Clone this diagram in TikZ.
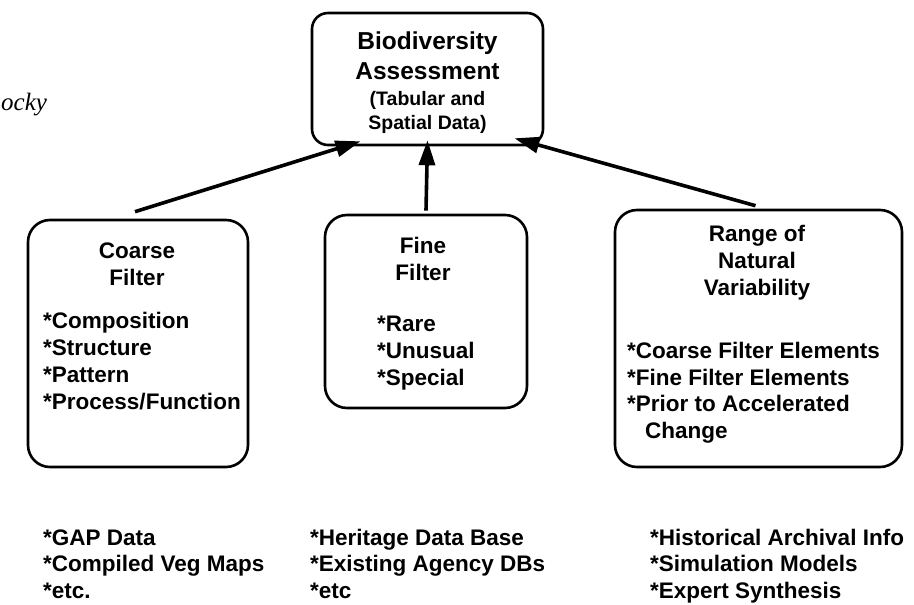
\documentclass[tikz,border=0pt]{standalone}
\usepackage{fontspec}
\setmainfont{Liberation Sans}
\newfontfamily\serifit{Liberation Serif}
\usetikzlibrary{arrows.meta}
\tikzset{
  box/.style={draw, line width=2.6pt, rounded corners=22pt, inner sep=0pt},
  arr/.style={line width=3.6pt, -{Triangle[length=25pt, width=16pt]}},
  txt/.style={inner sep=0pt, font=\fontsize{22.5}{27}\selectfont\bfseries},
  ttl/.style={inner sep=0pt, font=\fontsize{24.5}{30}\selectfont\bfseries},
  sub/.style={inner sep=0pt, font=\fontsize{19.5}{24}\selectfont\bfseries},
}
\begin{document}
\begin{tikzpicture}[x=1pt, y=-1pt]
\useasboundingbox (0,0) rectangle (914,605);
% boxes
\node[box, rounded corners=16pt, minimum width=231pt, minimum height=132pt] (top) at (427.5,79) {};
\node[box, minimum width=220pt, minimum height=247pt] (coarse) at (138,343.5) {};
\node[box, minimum width=202pt, minimum height=193pt] (fine) at (426,311.5) {};
\node[box, minimum width=287pt, minimum height=257pt] (range) at (758.5,338.5) {};
% arrows
\draw[arr] ([xshift=-3pt, yshift=7pt]coarse.north) -- ([xshift=-67pt, yshift=5pt]top.south);
\draw[arr] ([yshift=3pt]fine.north) -- ([yshift=6pt]top.south);
\draw[arr] ([xshift=-3pt, yshift=3pt]range.north) -- ([xshift=87pt, yshift=8pt]top.south);
% top box text
\node[ttl, anchor=base] (t1) at (427.5,49) {Biodiversity};
\node[ttl, anchor=base] (t2) at (427.5,79) {Assessment};
\node[sub, anchor=base] (t3) at (427.5,105) {(Tabular and};
\node[sub, anchor=base] (t4) at (427.5,129) {Spatial Data)};
% coarse filter
\node[txt, anchor=base] (c1) at (137,258) {Coarse};
\node[txt, anchor=base] (c2) at (137,285) {Filter};
\node[txt, anchor=base west] (c3) at (43,328) {*Composition};
\node[txt, anchor=base west] (c4) at (43,355) {*Structure};
\node[txt, anchor=base west] (c5) at (43,382) {*Pattern};
\node[txt, anchor=base west] (c6) at (43,409) {*Process/Function};
% fine filter
\node[txt, anchor=base] (f1) at (423,253) {Fine};
\node[txt, anchor=base] (f2) at (423,280) {Filter};
\node[txt, anchor=base west] (f3) at (377,331) {*Rare};
\node[txt, anchor=base west] (f4) at (377,358) {*Unusual};
\node[txt, anchor=base west] (f5) at (377,385) {*Special};
% range of natural variability
\node[txt, anchor=base] (r1) at (757,241) {Range of};
\node[txt, anchor=base] (r2) at (757,268) {Natural};
\node[txt, anchor=base] (r3) at (757,295) {Variability};
\node[txt, anchor=base west] (r4) at (627,358) {*Coarse Filter Elements};
\node[txt, anchor=base west] (r5) at (627,385) {*Fine Filter Elements};
\node[txt, anchor=base west] (r6) at (627,411) {*Prior to Accelerated};
\node[txt, anchor=base west] (r7) at (645,438) {Change};
% bottom lists
\node[txt, anchor=base west] (b1) at (43,545) {*GAP Data};
\node[txt, anchor=base west] (b2) at (43,571) {*Compiled Veg Maps};
\node[txt, anchor=base west] (b3) at (43,598) {*etc.};
\node[txt, anchor=base west] (b4) at (310,545) {*Heritage Data Base};
\node[txt, anchor=base west] (b5) at (310,571) {*Existing Agency DBs};
\node[txt, anchor=base west] (b6) at (310,598) {*etc};
\node[txt, anchor=base west] (b7) at (650,545) {*Historical Archival Info};
\node[txt, anchor=base west] (b8) at (650,571) {*Simulation Models};
\node[txt, anchor=base west] (b9) at (650,598) {*Expert Synthesis};
% fragment at left edge
\node[inner sep=0pt, anchor=base west, font=\fontsize{25}{30}\selectfont\serifit\itshape] (frag) at (1,110) {ocky};
\end{tikzpicture}
\end{document}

★ ★ ★ ★ ★ ★ ★

▶ [WHAT THE EXERCISE ASKS]
From the data above, write out everything exactly except the pictures.

▶ [COMPLETE OUTPUT]
Clone this diagram in TikZ.
\documentclass[tikz,border=0pt]{standalone}
\usepackage{fontspec}
\setmainfont{Liberation Sans}
\newfontfamily\serifit{Liberation Serif}
\usetikzlibrary{arrows.meta}
\tikzset{
  box/.style={draw, line width=2.6pt, rounded corners=22pt, inner sep=0pt},
  arr/.style={line width=3.6pt, -{Triangle[length=25pt, width=16pt]}},
  txt/.style={inner sep=0pt, font=\fontsize{22.5}{27}\selectfont\bfseries},
  ttl/.style={inner sep=0pt, font=\fontsize{24.5}{30}\selectfont\bfseries},
  sub/.style={inner sep=0pt, font=\fontsize{19.5}{24}\selectfont\bfseries},
}
\begin{document}
\begin{tikzpicture}[x=1pt, y=-1pt]
\useasboundingbox (0,0) rectangle (914,605);
% boxes
\node[box, rounded corners=16pt, minimum width=231pt, minimum height=132pt] (top) at (427.5,79) {};
\node[box, minimum width=220pt, minimum height=247pt] (coarse) at (138,343.5) {};
\node[box, minimum width=202pt, minimum height=193pt] (fine) at (426,311.5) {};
\node[box, minimum width=287pt, minimum height=257pt] (range) at (758.5,338.5) {};
% arrows
\draw[arr] ([xshift=-3pt, yshift=7pt]coarse.north) -- ([xshift=-67pt, yshift=5pt]top.south);
\draw[arr] ([yshift=3pt]fine.north) -- ([yshift=6pt]top.south);
\draw[arr] ([xshift=-3pt, yshift=3pt]range.north) -- ([xshift=87pt, yshift=8pt]top.south);
% top box text
\node[ttl, anchor=base] (t1) at (427.5,49) {Biodiversity};
\node[ttl, anchor=base] (t2) at (427.5,79) {Assessment};
\node[sub, anchor=base] (t3) at (427.5,105) {(Tabular and};
\node[sub, anchor=base] (t4) at (427.5,129) {Spatial Data)};
% coarse filter
\node[txt, anchor=base] (c1) at (137,258) {Coarse};
\node[txt, anchor=base] (c2) at (137,285) {Filter};
\node[txt, anchor=base west] (c3) at (43,328) {*Composition};
\node[txt, anchor=base west] (c4) at (43,355) {*Structure};
\node[txt, anchor=base west] (c5) at (43,382) {*Pattern};
\node[txt, anchor=base west] (c6) at (43,409) {*Process/Function};
% fine filter
\node[txt, anchor=base] (f1) at (423,253) {Fine};
\node[txt, anchor=base] (f2) at (423,280) {Filter};
\node[txt, anchor=base west] (f3) at (377,331) {*Rare};
\node[txt, anchor=base west] (f4) at (377,358) {*Unusual};
\node[txt, anchor=base west] (f5) at (377,385) {*Special};
% range of natural variability
\node[txt, anchor=base] (r1) at (757,241) {Range of};
\node[txt, anchor=base] (r2) at (757,268) {Natural};
\node[txt, anchor=base] (r3) at (757,295) {Variability};
\node[txt, anchor=base west] (r4) at (627,358) {*Coarse Filter Elements};
\node[txt, anchor=base west] (r5) at (627,385) {*Fine Filter Elements};
\node[txt, anchor=base west] (r6) at (627,411) {*Prior to Accelerated};
\node[txt, anchor=base west] (r7) at (645,438) {Change};
% bottom lists
\node[txt, anchor=base west] (b1) at (43,545) {*GAP Data};
\node[txt, anchor=base west] (b2) at (43,571) {*Compiled Veg Maps};
\node[txt, anchor=base west] (b3) at (43,598) {*etc.};
\node[txt, anchor=base west] (b4) at (310,545) {*Heritage Data Base};
\node[txt, anchor=base west] (b5) at (310,571) {*Existing Agency DBs};
\node[txt, anchor=base west] (b6) at (310,598) {*etc};
\node[txt, anchor=base west] (b7) at (650,545) {*Historical Archival Info};
\node[txt, anchor=base west] (b8) at (650,571) {*Simulation Models};
\node[txt, anchor=base west] (b9) at (650,598) {*Expert Synthesis};
% fragment at left edge
\node[inner sep=0pt, anchor=base west, font=\fontsize{25}{30}\selectfont\serifit\itshape] (frag) at (1,110) {ocky};
\end{tikzpicture}
\end{document}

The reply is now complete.